While many throughout the Greenwich community were surprised when Sidney Freund announced his resignation last month, Board of Education Chairman Steve Anderson wasn’t at all shocked that the schools chief decided to step down after serving as superintendent for less than two years.
“I think if you were reading the tea leaves over the last five or six months you could see his frustration level just building and building and building,” Anderson told Teacher Talk. “I think it got to the point where he felt he could not make the progress he wanted even though he had majority support, because the amount of time and backstabbing about policy – IB, even MISA, the budget, things like that – it just starts to consume everything and it just has a very negative effect on everything that’s going on out there.
“I think if you sit there and look at the meetings, the body language, you can see the tension building in him. And there comes a point when, disagree without being disagreeable, but when you start to get your personal integrity challenged, that’s a very hard thing to take for many people.”
Therefore, Anderson was not surprised when Freund informed him of his decision.
“Was I disappointed when he called me? Absolutely. Was I shocked? No. I knew he was struggling with it.”
Freund will leave his post in August. When he does, it’s expected that an interim will be named for one year while the district searches for a permanent superintendent.

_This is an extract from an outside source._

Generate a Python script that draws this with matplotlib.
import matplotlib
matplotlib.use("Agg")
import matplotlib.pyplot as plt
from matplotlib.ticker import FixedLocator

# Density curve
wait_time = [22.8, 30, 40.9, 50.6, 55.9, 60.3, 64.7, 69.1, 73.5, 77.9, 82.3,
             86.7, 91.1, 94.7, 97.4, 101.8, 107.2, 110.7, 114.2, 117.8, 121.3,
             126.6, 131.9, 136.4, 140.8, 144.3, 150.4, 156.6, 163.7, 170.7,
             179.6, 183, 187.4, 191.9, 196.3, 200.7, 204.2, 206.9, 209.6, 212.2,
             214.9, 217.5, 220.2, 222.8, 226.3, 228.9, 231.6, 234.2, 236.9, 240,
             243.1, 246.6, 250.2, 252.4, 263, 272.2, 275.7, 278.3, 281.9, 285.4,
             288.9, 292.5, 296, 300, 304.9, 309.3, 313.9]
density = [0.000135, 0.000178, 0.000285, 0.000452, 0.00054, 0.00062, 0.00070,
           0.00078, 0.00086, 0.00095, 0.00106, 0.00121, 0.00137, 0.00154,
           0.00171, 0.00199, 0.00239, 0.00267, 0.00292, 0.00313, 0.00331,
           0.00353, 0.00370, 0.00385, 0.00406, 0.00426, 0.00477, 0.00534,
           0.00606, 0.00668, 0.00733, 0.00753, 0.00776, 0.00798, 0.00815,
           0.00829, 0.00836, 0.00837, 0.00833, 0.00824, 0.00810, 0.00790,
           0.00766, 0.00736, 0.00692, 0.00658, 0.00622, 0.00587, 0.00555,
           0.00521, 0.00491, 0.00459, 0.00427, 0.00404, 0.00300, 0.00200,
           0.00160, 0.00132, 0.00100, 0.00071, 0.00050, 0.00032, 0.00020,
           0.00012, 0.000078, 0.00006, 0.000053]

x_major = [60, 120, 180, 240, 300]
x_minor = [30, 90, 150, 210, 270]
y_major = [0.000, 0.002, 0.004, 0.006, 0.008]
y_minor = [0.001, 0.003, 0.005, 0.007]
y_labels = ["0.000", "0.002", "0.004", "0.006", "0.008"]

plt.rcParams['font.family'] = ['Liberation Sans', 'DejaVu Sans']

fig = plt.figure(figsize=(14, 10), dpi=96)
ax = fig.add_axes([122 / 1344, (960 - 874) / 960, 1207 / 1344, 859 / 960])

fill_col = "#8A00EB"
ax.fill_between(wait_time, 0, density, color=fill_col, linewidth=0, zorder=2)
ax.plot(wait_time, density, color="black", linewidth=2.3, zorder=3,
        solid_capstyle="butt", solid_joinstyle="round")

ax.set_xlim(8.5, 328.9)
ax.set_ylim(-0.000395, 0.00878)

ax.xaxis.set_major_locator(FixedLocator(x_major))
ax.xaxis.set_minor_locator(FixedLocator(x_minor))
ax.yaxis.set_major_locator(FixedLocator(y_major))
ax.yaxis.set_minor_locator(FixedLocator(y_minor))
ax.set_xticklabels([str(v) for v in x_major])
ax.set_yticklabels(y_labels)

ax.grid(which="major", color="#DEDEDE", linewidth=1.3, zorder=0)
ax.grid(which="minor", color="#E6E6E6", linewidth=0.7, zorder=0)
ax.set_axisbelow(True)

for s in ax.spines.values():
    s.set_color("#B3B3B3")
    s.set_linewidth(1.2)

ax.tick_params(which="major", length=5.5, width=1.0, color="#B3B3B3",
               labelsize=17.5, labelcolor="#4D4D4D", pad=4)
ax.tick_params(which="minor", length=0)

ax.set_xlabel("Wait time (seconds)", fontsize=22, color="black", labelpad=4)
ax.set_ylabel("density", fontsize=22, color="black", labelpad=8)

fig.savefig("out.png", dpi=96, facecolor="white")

“I wish we could keep him around,” Anderson said about Freund. “I think he’s been a really good guy at re-establishing the vitality in that office, getting out into the field and being at the various schools and connecting with all the different parts of the community. And now we’ve lost that.”
When Freund was interviewed two years ago, he assured the board that he’d be around for a while. When he spoke to Greenwich High School faculty the day after his resignation was announced, he said his intention was to stay for at least five years.
“Two years ago I talked about the importance of leadership, direction, and focus and I meant it in all sincerity,” he told faculty in the school’s auditorium on May 18. “I intended to be your superintendent for a minimum of five years.”
“That’s what we were hoping to have,” Anderson said, “especially after the turnover we’ve had, to get somebody in here for five, six, seven years where it just gives stability and allows [for] a constant message from the top from a constant person. That was what this system needed, and unfortunately, we didn’t get it.”
The reasons for Freund’s departure have been the talk of the town for the past month, highlighted in two front-page stories in Sunday’s Greenwich Time.
“It’s become increasingly difficult over the past couple months,” Freund said in his comments to teachers, citing IB as one area of contention. “It’s not about dissent. It’s in the way the conversations take place.”
Anderson, who has supported Freund through this whole ordeal, was quick to point out what he thought the superintendent’s strengths were.
“He was an educator first and an administrator second,” Anderson said. “When we put him into the position the first thing we told him was take a year and really get to know the rhythm and the rhyme of 11 different elementary schools, three different middle schools, and the second or third largest high school in the state. Once you pick up the different tweaks in everything, that can make you that much more effective delivering the product.
According to Anderson, that’s exactly what Freund did.
“He spent the first year looking at a lot. He didn’t come in and say ‘here’s my plan.’ He came in and he listened and he said ’OK, we need to work on this, we need to adjust this.’ So I think it just goes back to being an educator first and an administrator second.”
Anderson said Freund will be remembered for reforming the science curriculum, striking a “balance between test scores and the entire educational and emotional growth of students,” MISA, his emphasis on teacher instruction and building leadership, and student motivation.
“I would hate to have it just be [about] IB because he did not come in and say ’I'm an IB guy and here’s what I want,’” Anderson said. “He came in and he looked at our vision of the graduate, he looked at our mission, values, and beliefs and said that aligns with his thoughts [about] how you create a 21st century student.”
Before Freund announced his resignation, the board voted 6-2 to begin talks about an extension. A clause in his contract called for the board to notify Freund of his status before the end of his second year. Also included in his contract was a clause that said Freund must give 120 days notice if he were to resign.
“That was, I believe, the first superintendent contract ever that had a clause in there about his time for giving a resignation,” Anderson said. “We had put that in to just protect ourselves, the school system, against someone saying ‘here’s my two week notice, goodbye.’”
“So he exercised that clause in his contract. I think that gives you an idea of the issues that he felt he was battling.”
As superintendent, Freund was the highest paid town employee, got approval for major initiatives, and had the support of the majority of the board. Logically, one would think that for him to arrive at this decision, things must have been pretty bad behind the scenes.
“The definition of insanity is doing the same thing over and over and expecting a different outcome,” Anderson said. “While he could have made a nice piece of change and had the support from the majority of the board, I think the internal battle just becomes so much that it mentally and physically drains you.”
Freund said just as much when he met with GHS faculty a day after he resigned.
“There are reasons why superintendents turn over in this district,” Freund said.
“I hope that my leaving is a wake-up call for the community to be more vigilant in watching its school board, to be more careful in its scrutiny of school board candidates.”